Construction leaders have lodged their concern after life-saving laws were ditched as part of a government shake-up of health and safety regulations.
Ministers are looking to reduce the amount of red tape that surrounds the industry but union Ucatt has stated that the end of head protection rulings could mean that some workers are risking an injury. There is a fear that contractors may begin to cut corners and not consider safety equipment as being a number one priority for building sites which could potentially lead to more deaths. Leaders stated that the protective headgear laws had seen the amount of fatal head injuries drop from 48 to 14 per year.
Ucatt has now pointed the finger at the government for "breaking promises" and explained that the union has been stunned that this decision has been made by ministers and the Health and Safety Executive (HSE). The department claimed that weaker personal protective equipment regulation would suffice following a review of the current rules by Professor Ragnar Lofstedt.
Steve Murphy, general secretary of the union, said: "Construction workers are being placed in danger by the scrapping of these regulations. Many construction companies will use the scrapping of the regulations as an excuse not to provide life-saving protective equipment.
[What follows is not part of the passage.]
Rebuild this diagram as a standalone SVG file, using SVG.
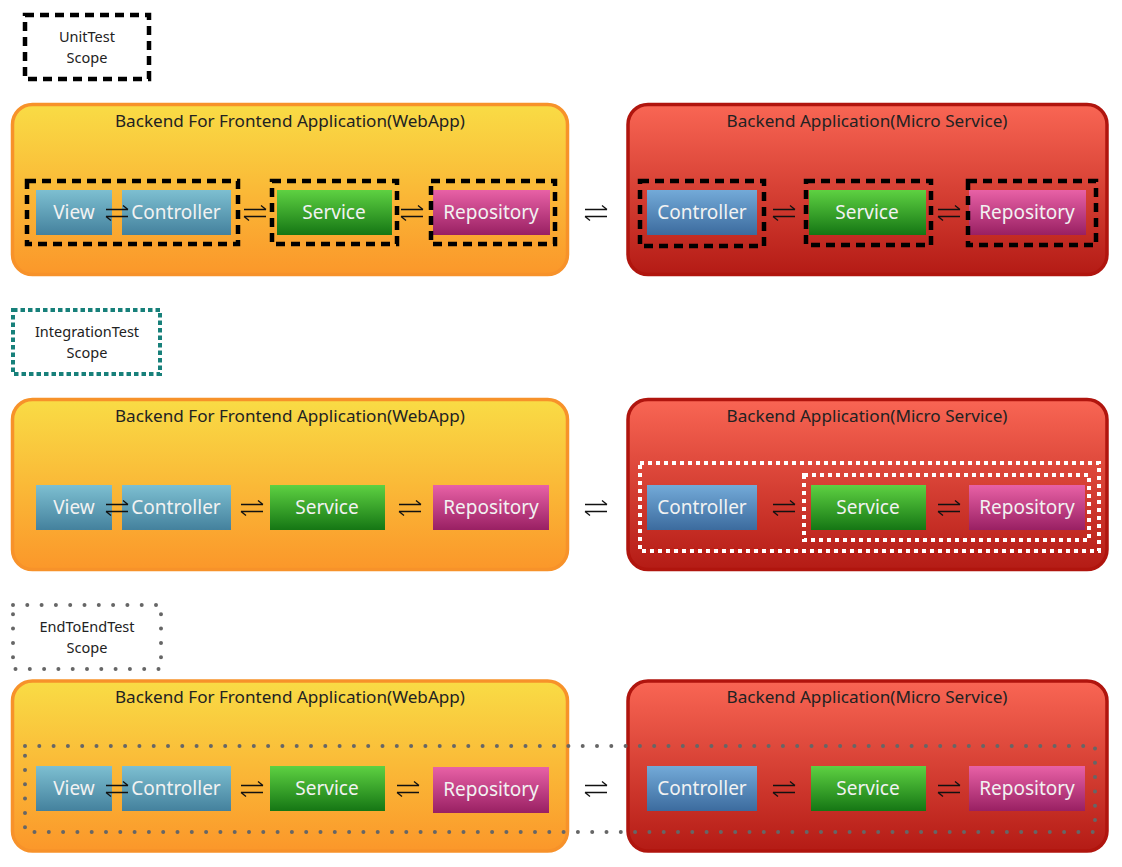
<svg xmlns="http://www.w3.org/2000/svg" width="1122" height="867" viewBox="0 0 1122 867">
<defs>
<linearGradient id="gOr" x1="0" y1="0" x2="0" y2="1"><stop offset="0" stop-color="#F9DC45"/><stop offset="1" stop-color="#FB972A"/></linearGradient>
<linearGradient id="gRd" x1="0" y1="0" x2="0" y2="1"><stop offset="0" stop-color="#F96654"/><stop offset="1" stop-color="#B41B15"/></linearGradient>
<linearGradient id="gBv" x1="0" y1="0" x2="0" y2="1"><stop offset="0" stop-color="#7DBFD1"/><stop offset="1" stop-color="#44819D"/></linearGradient>
<linearGradient id="gBc" x1="0" y1="0" x2="0" y2="1"><stop offset="0" stop-color="#73AAD8"/><stop offset="1" stop-color="#3C6B9E"/></linearGradient>
<linearGradient id="gGr" x1="0" y1="0" x2="0" y2="1"><stop offset="0" stop-color="#5ED142"/><stop offset="1" stop-color="#157614"/></linearGradient>
<linearGradient id="gPk" x1="0" y1="0" x2="0" y2="1"><stop offset="0" stop-color="#E861A6"/><stop offset="1" stop-color="#992063"/></linearGradient>
<path id="arr" d="M-11,-3.5 H11 M6,-7.5 L11,-3.5 M-11,3.5 H11 M-11,3.5 L-6,7.5" fill="none" stroke="#111" stroke-width="1.3"/>
</defs>
<style>
.bff{fill:url(#gOr);stroke:#F7922A;stroke-width:3.5}
.ms{fill:url(#gRd);stroke:#B0150E;stroke-width:3.5}
.title{font-family:"Noto Sans","Liberation Sans",sans-serif;font-size:16px;fill:#222;text-anchor:middle}
.lbl{font-family:"Noto Sans","Liberation Sans",sans-serif;font-size:19px;fill:#F2F2F2;text-anchor:middle}
.scope{font-family:"Noto Sans","Liberation Sans",sans-serif;font-size:14.5px;fill:#222;text-anchor:middle}
.bv{fill:url(#gBv)}
.bc{fill:url(#gBc)}
.gr{fill:url(#gGr)}
.pk{fill:url(#gPk)}
.unit{fill:none;stroke:#000;stroke-width:4.5;stroke-dasharray:9 6}
.integ{fill:none;stroke:#17807A;stroke-width:4;stroke-dasharray:4.5 3}
.wdot{fill:none;stroke:#fff;stroke-width:4;stroke-dasharray:4 4}
.e2e{fill:none;stroke:#666;stroke-width:4;stroke-dasharray:0 14.3;stroke-linecap:round}
</style>

<!-- Legends -->
<g id="legend-unit"><rect class="unit" x="25" y="15" width="124" height="64"/><text class="scope" x="87" y="42">UnitTest</text><text class="scope" x="87" y="63">Scope</text></g>
<g id="legend-integration"><rect class="integ" x="13" y="310" width="147" height="64"/><text class="scope" x="87" y="337">IntegrationTest</text><text class="scope" x="87" y="358">Scope</text></g>
<g id="legend-e2e"><rect class="e2e" x="13" y="605" width="148" height="64"/><text class="scope" x="87" y="632">EndToEndTest</text><text class="scope" x="87" y="653">Scope</text></g>

<!-- Section 1 -->
<g id="bff1"><rect class="bff" x="12.5" y="104.5" width="555" height="170" rx="20"/><text class="title" x="290" y="127" textLength="350" lengthAdjust="spacingAndGlyphs">Backend For Frontend Application(WebApp)</text></g>
<g id="ms1"><rect class="ms" x="628" y="104.5" width="479" height="170" rx="20"/><text class="title" x="867" y="127" textLength="281" lengthAdjust="spacingAndGlyphs">Backend Application(Micro Service)</text></g>
<g id="bff1-view"><rect class="bv" x="36" y="190" width="76" height="45"/><text class="lbl" x="74" y="219">View</text></g>
<g id="bff1-controller"><rect class="bv" x="122" y="190" width="109" height="45"/><text class="lbl" x="176" y="219">Controller</text></g>
<g id="bff1-service"><rect class="gr" x="277" y="190" width="115" height="45"/><text class="lbl" x="334" y="219">Service</text></g>
<g id="bff1-repository"><rect class="pk" x="433" y="190" width="117" height="45"/><text class="lbl" x="491" y="219">Repository</text></g>
<g id="ms1-controller"><rect class="bc" x="647" y="190" width="110" height="45"/><text class="lbl" x="702" y="219">Controller</text></g>
<g id="ms1-service"><rect class="gr" x="809" y="190" width="117" height="45"/><text class="lbl" x="867" y="219">Service</text></g>
<g id="ms1-repository"><rect class="pk" x="969" y="190" width="117" height="45"/><text class="lbl" x="1027" y="219">Repository</text></g>
<g id="unit-scopes">
<rect class="unit" x="27" y="181" width="211" height="63"/>
<rect class="unit" x="272" y="181" width="125" height="63"/>
<rect class="unit" x="431" y="181" width="124" height="63"/>
<rect class="unit" x="640" y="181" width="124" height="65"/>
<rect class="unit" x="806" y="181" width="125" height="64"/>
<rect class="unit" x="968" y="181" width="128" height="64"/>
</g>

<!-- Section 2 -->
<g id="bff2"><rect class="bff" x="12.5" y="399.5" width="555" height="170" rx="20"/><text class="title" x="290" y="422" textLength="350" lengthAdjust="spacingAndGlyphs">Backend For Frontend Application(WebApp)</text></g>
<g id="ms2"><rect class="ms" x="628" y="399.5" width="479" height="170" rx="20"/><text class="title" x="867" y="422" textLength="281" lengthAdjust="spacingAndGlyphs">Backend Application(Micro Service)</text></g>
<g id="bff2-view"><rect class="bv" x="36" y="485" width="76" height="45"/><text class="lbl" x="74" y="514">View</text></g>
<g id="bff2-controller"><rect class="bv" x="122" y="485" width="109" height="45"/><text class="lbl" x="176" y="514">Controller</text></g>
<g id="bff2-service"><rect class="gr" x="270" y="485" width="115" height="45"/><text class="lbl" x="327" y="514">Service</text></g>
<g id="bff2-repository"><rect class="pk" x="433" y="485" width="116" height="45"/><text class="lbl" x="491" y="514">Repository</text></g>
<g id="ms2-controller"><rect class="bc" x="647" y="485" width="110" height="45"/><text class="lbl" x="702" y="514">Controller</text></g>
<g id="ms2-service"><rect class="gr" x="811" y="485" width="115" height="45"/><text class="lbl" x="868" y="514">Service</text></g>
<g id="ms2-repository"><rect class="pk" x="969" y="485" width="116" height="45"/><text class="lbl" x="1027" y="514">Repository</text></g>
<g id="integration-scopes">
<rect class="wdot" x="640" y="463" width="459" height="88"/>
<rect class="wdot" x="804" y="475" width="285" height="65"/>
</g>

<!-- Section 3 -->
<g id="bff3"><rect class="bff" x="12.5" y="681" width="555" height="170" rx="20"/><text class="title" x="290" y="703" textLength="350" lengthAdjust="spacingAndGlyphs">Backend For Frontend Application(WebApp)</text></g>
<g id="ms3"><rect class="ms" x="628" y="681" width="479" height="170" rx="20"/><text class="title" x="867" y="703" textLength="281" lengthAdjust="spacingAndGlyphs">Backend Application(Micro Service)</text></g>
<g id="bff3-view"><rect class="bv" x="36" y="766" width="76" height="45"/><text class="lbl" x="74" y="795">View</text></g>
<g id="bff3-controller"><rect class="bv" x="122" y="766" width="109" height="45"/><text class="lbl" x="176" y="795">Controller</text></g>
<g id="bff3-service"><rect class="gr" x="270" y="766" width="115" height="45"/><text class="lbl" x="327" y="795">Service</text></g>
<g id="bff3-repository"><rect class="pk" x="433" y="767" width="116" height="46"/><text class="lbl" x="491" y="796">Repository</text></g>
<g id="ms3-controller"><rect class="bc" x="647" y="766" width="110" height="45"/><text class="lbl" x="702" y="795">Controller</text></g>
<g id="ms3-service"><rect class="gr" x="811" y="766" width="115" height="45"/><text class="lbl" x="868" y="795">Service</text></g>
<g id="ms3-repository"><rect class="pk" x="969" y="766" width="116" height="45"/><text class="lbl" x="1027" y="795">Repository</text></g>
<g id="e2e-scope">
<rect class="e2e" x="25" y="746" width="1070" height="86"/>
</g>

<!-- Connectors -->
<g id="connectors">
<use href="#arr" x="117" y="213"/><use href="#arr" x="255" y="213"/><use href="#arr" x="412" y="213"/><use href="#arr" x="596" y="213"/><use href="#arr" x="784" y="213"/><use href="#arr" x="949" y="213"/>
<use href="#arr" x="117" y="508"/><use href="#arr" x="252" y="508"/><use href="#arr" x="410" y="508"/><use href="#arr" x="596" y="508"/><use href="#arr" x="784" y="508"/><use href="#arr" x="949" y="508"/>
<use href="#arr" x="117" y="789"/><use href="#arr" x="252" y="789"/><use href="#arr" x="408" y="789"/><use href="#arr" x="596" y="789"/><use href="#arr" x="784" y="789"/><use href="#arr" x="949" y="789"/>
</g>
</svg>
"It is highly distressing that the HSE is failing to take proactive measures to ensure that workers are not placed in danger."
The hard hat is a prominent feature on a building has long been seen as a necessity to help significantly reduce the amount of injuries that are caused by falling objects and in light of Ucatt's criticism the HSE has moved to defend itself. The organisation stated that the amendments were part of wider reforms aimed at helping employers establish what they need to do in order to manage workplace risks.
In a statement, the department also maintained that the changes "do not compromise essential health and safety protections" and that it is designed to make legislative framework "simpler and clearer".